The government’s manufacturing push, especially with the Production Linked Incentive Scheme (PLI), has not impressed all. There have been conflicting views on this issue, with many pointing out its limited benefits. One of the critics of the government’s cash incentive policy to manufacturers is former RBI governor Raghuram Rajan. He has been a votary of a more service sector-led growth rather than India trying to emulate China’s manufacturing model. In a recent conversation with Rahul Gandhi, he made this point again, leading to an angry retort from the finance minister.

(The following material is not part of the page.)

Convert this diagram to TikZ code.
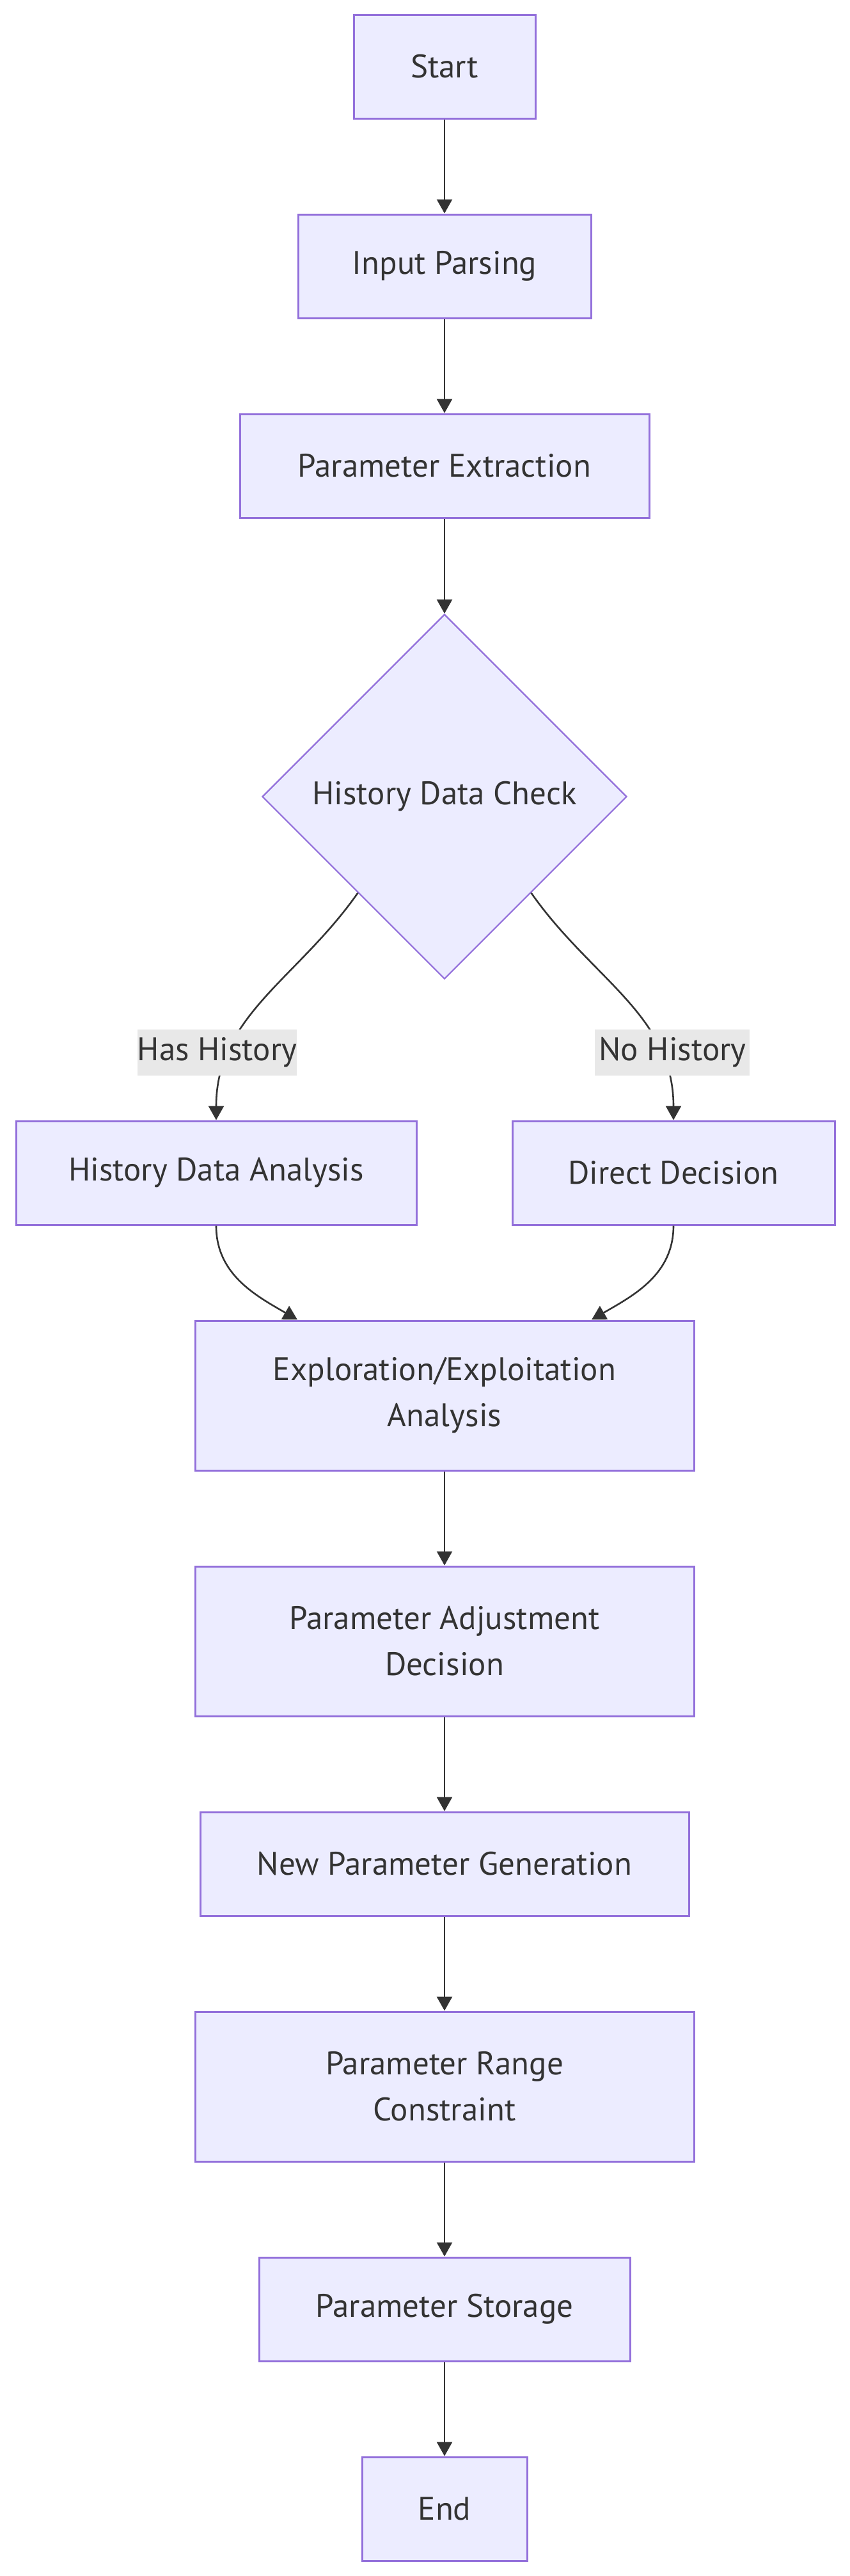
\documentclass[tikz,border=0pt]{standalone}
\usepackage{fontspec}
\setmainfont{PT Sans}
\usetikzlibrary{arrows.meta,shapes.geometric}
\definecolor{lila}{RGB}{147,112,219}
\definecolor{lilaf}{RGB}{236,236,255}
\definecolor{tinta}{RGB}{51,51,51}
\definecolor{grisl}{RGB}{232,232,232}
\tikzset{
  caja/.style={draw=lila, fill=lilaf, line width=1.5pt, align=center, inner sep=0pt, minimum height=81pt, text=tinta},
  rombo/.style={draw=lila, fill=lilaf, diamond, aspect=1, line width=1.1pt, inner sep=0pt, minimum width=285pt, minimum height=285pt, text=tinta},
  fl/.style={-{Triangle[length=11pt,width=12pt]}, line width=1.3pt, tinta},
  et/.style={fill=grisl, text=tinta, inner sep=0pt, minimum width=121pt, minimum height=36pt},
}
\begin{document}
\begin{tikzpicture}[x=0.5pt, y=-0.5pt, font=\fontsize{25.5}{36}\selectfont]
  \useasboundingbox (0,0) rectangle (1328,4026);
  \node[caja, minimum width=142pt] (ini) at (695,104) {Start};
  \node[caja, minimum width=229pt] (inp) at (695,416) {Input Parsing};
  \node[caja, minimum width=320pt] (ext) at (695,728) {Parameter Extraction};
  \node[rombo] (hist) at (695,1245) {History Data Check};
  \node[caja, minimum width=313pt] (hda) at (338,1833) {History Data Analysis};
  \node[caja, minimum width=252pt] (dd) at (1053,1833) {Direct Decision};
  \node[caja, minimum width=390pt, minimum height=117pt] (expl) at (695,2181) {Exploration/Exploitation\\Analysis};
  \node[caja, minimum width=390pt, minimum height=117pt] (ajus) at (695,2565) {Parameter Adjustment\\Decision};
  \node[caja, minimum width=382pt] (gen) at (695,2913) {New Parameter Generation};
  \node[caja, minimum width=390pt, minimum height=117pt] (rango) at (695,3261) {Parameter Range\\Constraint};
  \node[caja, minimum width=290pt] (alm) at (695,3609) {Parameter Storage};
  \node[caja, minimum width=129pt] (fin) at (695,3921) {End};
  \draw[fl] (ini)--(inp);
  \draw[fl] (inp)--(ext);
  \draw[fl] (ext)--(hist);
  \draw[fl] (hist.228) to[out=-125,in=90] node[et,pos=0.75,xshift=-10pt]{Has History} (hda.north);
  \draw[fl] (hist.312) to[out=-55,in=90] node[et,pos=0.75,xshift=10pt]{No History} (dd.north);
  \draw[fl] (hda.south) to[out=-90,in=150] ([xshift=-115pt]expl.north);
  \draw[fl] (dd.south) to[out=-90,in=30] ([xshift=115pt]expl.north);
  \draw[fl] (expl)--(ajus);
  \draw[fl] (ajus)--(gen);
  \draw[fl] (gen)--(rango);
  \draw[fl] (rango)--(alm);
  \draw[fl] (alm)--(fin);
\end{tikzpicture}
\end{document}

Rajan is not the only critic of the government’s manufacturing policy, especially the PLI scheme. Experts have underscored the issue of large subsidies given to manufacturers for setting up highly capital-intensive industries like semiconductors and questioned the viability since only a few manufacturers receive them. Another issue is India’s attempt to be a manufacturing hub for everything instead of focusing on a few sectors, as Taiwan did with semiconductors. The focus of the PLI seems to be more on capital-intensive sectors than labour-intensive ones. Therefore, experts doubt the scheme’s ability to generate the kind of manufacturing jobs the government hopes for.
A recent report by Credit Suisse also speaks of “modest” Capex growth due to PLI schemes; it sees only an 8–10% incremental Capex growth. Credit Suisse does not see many investments in non-traditional sectors like mobile manufacturing, IT hardware, batteries, etc. It also raises the concern that big global players have largely stayed away from availing benefits under the scheme. The Aatmanirbhar focus—another aspect of promoting local manufacturing—has also drawn criticism for it being unrealistically hopeful of countries willing to buy from India without gaining access to the Indian market for selling here. The government has been trying to push India’s manufacturing sector through a mix of local incentives given to manufacturers here and tariff barriers created to dissuade imports. But experts see the anomaly of such a policy approach.
The government should listen to its critics—a few are left, ready to risk rubbing the government the wrong way. It should be open to constructive criticism rather than attacking every critic with all its might. Nobody questions the government’s intention regarding its economic policies, but it should also take the criticism in good spirits.